You can see from those regexes that neither of them actually matches the path “/api/users”, what happens internally to make these sort of regexes actually match is strip/trim the basePath of the Router to the request path, so that it goes from “/api/users” to “/users”, which actually matches.

Layers everywhere

The design in Express routing is such that the concept of Layer is also used in the Route class, this make it possible write code like the following:

router <- Router$new()
logger <- function(req, res) {
  print(req$PATH_INFO)
}

router$get(
  "/foo",
  # route specific middleware
  logger,
  # route handler
  function(req, res) {
    list(
      status = 200L,
      body = "bar",
      headers = list(
        "Content-Type" = "text/html"
      )
    )
  },
  function(req, res) {
    print("Never called")
  }
)

layer <- router$getStack()[[1]]
# A route's Layer stack
layer$route$stack
#> [[1]]
#> <Layer>
#>   Public:
#>     clone: function (deep = FALSE) 
#>     handleError: function (error, req, res, forward) 
#>     handleRequest: function (req, res, forward) 
#>     initialize: function (path, options, fn) 
#>     keys: list
#>     match: function (path) 
#>     matchers: list
#>     method: get
#>     params: list
#>     path: 
#>     route: NULL
#>     slash: FALSE
#>   Private:
#>     handler: function (req, res, forward) 
#> 
#> [[2]]
#> <Layer>
#>   Public:
#>     clone: function (deep = FALSE) 
#>     handleError: function (error, req, res, forward) 
#>     handleRequest: function (req, res, forward) 
#>     initialize: function (path, options, fn) 
#>     keys: list
#>     match: function (path) 
#>     matchers: list
#>     method: get
#>     params: list
#>     path: 
#>     route: NULL
#>     slash: FALSE
#>   Private:
#>     handler: function (req, res, forward) 
#> 
#> [[3]]
#> <Layer>
#>   Public:
#>     clone: function (deep = FALSE) 
#>     handleError: function (error, req, res, forward) 
#>     handleRequest: function (req, res, forward) 
#>     initialize: function (path, options, fn) 
#>     keys: list
#>     match: function (path) 
#>     matchers: list
#>     method: get
#>     params: list
#>     path: 
#>     route: NULL
#>     slash: FALSE
#>   Private:
#>     handler: function (req, res, forward)

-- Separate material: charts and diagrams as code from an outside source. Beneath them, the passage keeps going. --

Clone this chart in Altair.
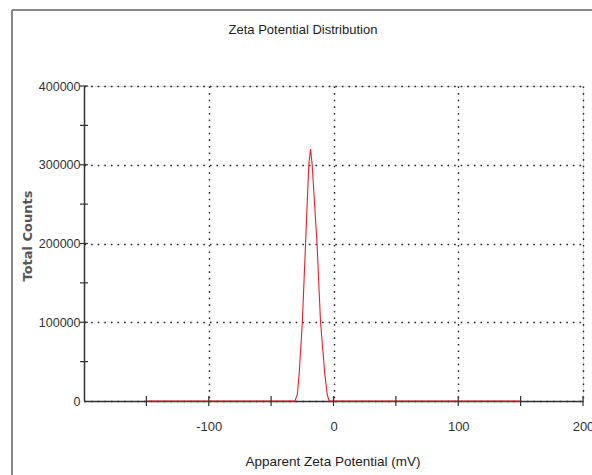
import altair as alt
import pandas as pd

# --- data ---
zeta_mv = [-150, -31, -29, -27.5, -25, -22.4, -19.8, -18.4, -17.1, -13.2, -10.4, -7, -5, -3.5, 150]
counts = [0, 0, 8000, 35000, 100000, 200000, 300000, 320000, 300000, 200000, 100000, 35000, 8000, 0, 0]
x_label_values = [-100, 0, 100, 200]
x_tick_values = [-150, -100, -50, 0, 50, 100, 150, 200]
y_label_values = [0, 100000, 200000, 300000, 400000]
y_tick_values = [50000, 100000, 150000, 200000, 250000, 300000, 350000, 400000]
title_text = "Zeta Potential Distribution"
x_title = "Apparent Zeta Potential (mV)"
y_title = "Total Counts"

W, H = 499, 315
FONT = "Liberation Sans"

df = pd.DataFrame({"x": zeta_mv, "y": counts})

xscale = alt.Scale(domain=[-200, 200], nice=False, zero=False)
yscale = alt.Scale(domain=[0, 400000], nice=False)

xaxis = alt.Axis(values=x_label_values, title=None, ticks=False, labelPadding=19,
                 labelFont=FONT, labelFontSize=13, labelColor="#333",
                 labelExpr="'' + datum.value",
                 grid=True, gridColor="#222", gridDash=[1.6, 5], gridWidth=1.4,
                 domainColor="#333", domainWidth=1.5, labelFlush=False)
yaxis = alt.Axis(values=y_label_values, title=None, ticks=False, labelPadding=4,
                 labelFont=FONT, labelFontSize=12.5, labelColor="#333",
                 labelExpr="'' + datum.value",
                 grid=True, gridColor="#222", gridDash=[1.6, 5], gridWidth=1.4,
                 domainColor="#333", domainWidth=1.5)

line = alt.Chart(df).mark_line(color="#e8202a", strokeWidth=1.1).encode(
    x=alt.X("x:Q", scale=xscale, axis=xaxis),
    y=alt.Y("y:Q", scale=yscale, axis=yaxis),
)

xt = alt.Chart(pd.DataFrame({"x": x_tick_values})).mark_rule(color="#333", strokeWidth=1.2).encode(
    x=alt.X("x:Q", scale=xscale, axis=xaxis),
    y=alt.value(H - 5), y2=alt.value(H + 5),
)
yt = alt.Chart(pd.DataFrame({"y": y_tick_values})).mark_rule(color="#333", strokeWidth=1.2).encode(
    y=alt.Y("y:Q", scale=yscale, axis=yaxis),
    x=alt.value(-4), x2=alt.value(4),
)

frame_left = alt.Chart(pd.DataFrame({"a": [0]})).mark_rule(color="#888", strokeWidth=2).encode(
    x=alt.value(-72), y=alt.value(-76), y2=alt.value(400))
frame_top = alt.Chart(pd.DataFrame({"a": [0]})).mark_rule(color="#888", strokeWidth=2).encode(
    x=alt.value(-72), x2=alt.value(520), y=alt.value(-76))

title = alt.Chart(pd.DataFrame({"t": [title_text]})).mark_text(
    font=FONT, fontSize=13, color="#222").encode(
    text="t:N", x=alt.value(219), y=alt.value(-56))
xtitle = alt.Chart(pd.DataFrame({"t": [x_title]})).mark_text(
    font=FONT, fontSize=13.5, color="#222").encode(
    text="t:N", x=alt.value(249), y=alt.value(376))
ytitle = alt.Chart(pd.DataFrame({"t": [y_title]})).mark_text(
    font="DejaVu Sans", fontWeight="bold", fontSize=13, color="#555", angle=270).encode(
    text="t:N", x=alt.value(-56), y=alt.value(150))

chart = alt.layer(frame_left, frame_top, line, xt, yt, title, xtitle, ytitle).properties(
    width=W, height=H,
    autosize=alt.AutoSizeParams(type="none"),
    padding={"left": 84, "top": 86, "right": 9, "bottom": 74},
).configure_view(stroke=None).configure(background="white")

chart.save("out.html", embed_options={"renderer": "svg", "actions": False})
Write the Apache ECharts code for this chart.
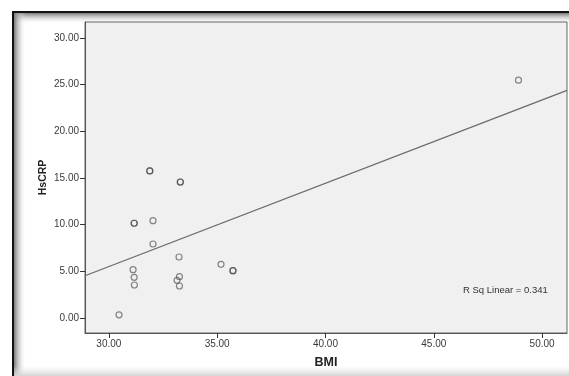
<!DOCTYPE html>
<html>
<head>
<meta charset="utf-8">
<script src="https://cdn.jsdelivr.net/npm/echarts@6/dist/echarts.min.js"></script>
<style>html,body{margin:0;padding:0;background:#fff;}#c{width:569px;height:376px;}</style>
</head>
<body>
<div id="c"></div>
<script>
var bmi   = [31.89, 31.89, 33.30, 33.30, 31.17, 31.17, 32.04, 32.04, 33.24, 31.12, 31.17, 31.18, 33.26, 33.15, 33.26, 30.47, 35.18, 35.73, 35.73, 48.91];
var hscrp = [15.75, 15.75, 14.57, 14.57, 10.15, 10.15, 10.43, 7.93, 6.54, 5.18, 4.36, 3.54, 4.43, 4.04, 3.43, 0.35, 5.75, 5.07, 5.07, 25.47];
// fitted linear line endpoints
var fitX = [28.9, 51.15];
var fitY = [4.53, 24.38];
var xTicks = [30, 35, 40, 45, 50];
var yTicks = [0, 5, 10, 15, 20, 25, 30];
var rsqText = 'R Sq Linear = 0.341';

var pts = bmi.map(function (v, i) { return [v, hscrp[i]]; });
var fit = fitX.map(function (v, i) { return [v, fitY[i]]; });
var FONT = 'Liberation Sans, Arial, sans-serif';

var chart = echarts.init(document.getElementById('c'));
chart.setOption({
  backgroundColor: '#fff',
  animation: false,
  graphic: [
    { type: 'rect', z: -10, shape: { x: 14, y: 13, width: 560, height: 11 },
      style: { fill: new echarts.graphic.LinearGradient(0, 0, 0, 1, [{offset: 0, color: '#7a7a7a'}, {offset: 1, color: 'rgba(255,255,255,0)'}]) } },
    { type: 'rect', z: -10, shape: { x: 14, y: 13, width: 12, height: 370 },
      style: { fill: new echarts.graphic.LinearGradient(0, 0, 1, 0, [{offset: 0, color: '#7a7a7a'}, {offset: 1, color: 'rgba(255,255,255,0)'}]) } },
    { type: 'rect', z: -10, shape: { x: 14, y: 366, width: 560, height: 10 },
      style: { fill: new echarts.graphic.LinearGradient(0, 0, 0, 1, [{offset: 0, color: 'rgba(230,230,230,0)'}, {offset: 1, color: '#d4d4d4'}]) } },
    { type: 'rect', z: -9, shape: { x: 12, y: 11, width: 560, height: 2 }, style: { fill: '#111' } },
    { type: 'rect', z: -9, shape: { x: 12, y: 11, width: 2, height: 370 }, style: { fill: '#111' } },
    { type: 'text', z: 10, left: 463, top: 285,
      style: { text: rsqText, fontSize: 9.5, fontFamily: FONT, fill: '#333' } }
  ],
  grid: {
    left: 85, top: 22, right: 2, bottom: 43,
    show: true, backgroundColor: '#f0f0f0', borderColor: '#666', borderWidth: 1
  },
  xAxis: {
    type: 'value', min: 28.9, max: 51.15,
    name: 'BMI', nameLocation: 'middle', nameGap: 23, nameMoveOverlap: false,
    nameTextStyle: { fontSize: 12.5, fontWeight: 'bold', color: '#222', fontFamily: FONT },
    axisLine: { show: true, onZero: false, lineStyle: { color: '#555', width: 1 } },
    axisTick: { show: true, length: 5, customValues: xTicks, lineStyle: { color: '#333' } },
    axisLabel: { customValues: xTicks, margin: 6, fontSize: 10, color: '#3a3a3a', fontFamily: FONT,
      formatter: function (v) { return v.toFixed(2); } },
    splitLine: { show: false }
  },
  yAxis: {
    type: 'value', min: -1.6, max: 31.7,
    name: 'HsCRP', nameLocation: 'middle', nameGap: 36, nameMoveOverlap: false,
    nameTextStyle: { fontSize: 10.5, fontWeight: 'bold', color: '#222', fontFamily: FONT },
    axisLine: { show: true, onZero: false, lineStyle: { color: '#555', width: 1 } },
    axisTick: { show: true, length: 5, customValues: yTicks, lineStyle: { color: '#333' } },
    axisLabel: { customValues: yTicks, margin: 6, fontSize: 10, color: '#3a3a3a', fontFamily: FONT,
      formatter: function (v) { return v.toFixed(2); } },
    splitLine: { show: false }
  },
  series: [
    { type: 'line', data: fit, symbol: 'none', silent: true,
      lineStyle: { color: '#6a6a6a', width: 1.3 }, z: 2 },
    { type: 'scatter', data: pts, symbol: 'circle', symbolSize: 6,
      itemStyle: { color: 'rgba(0,0,0,0)', borderColor: 'rgba(60,60,60,0.75)', borderWidth: 1.2 }, z: 3 }
  ]
});
</script>
</body>
</html>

So when a request comes to “/foo” it matches the first Router Layer, which happens to be a Route, then the route dispatch the request into its own stack of layers, which in turn process the request until one of them actually respond, in this case this happens at the second Layer.

In summary, when we think of a Route Layer we see that it has its own way of handling the request instead of just being the handlers we just wrote it’s a method that dispatches the requests into their handlers. Just like a Router dispatches a request into a middleware, route or another Router.

How it differs from Express.js

1. We use forward() instead of next() to pass control to the next handler.
2. You don’t need to declare forward as an argument to your handler to call it inside.
3. If your handler doesn’t return a response or call forward(), one is called on your behalf.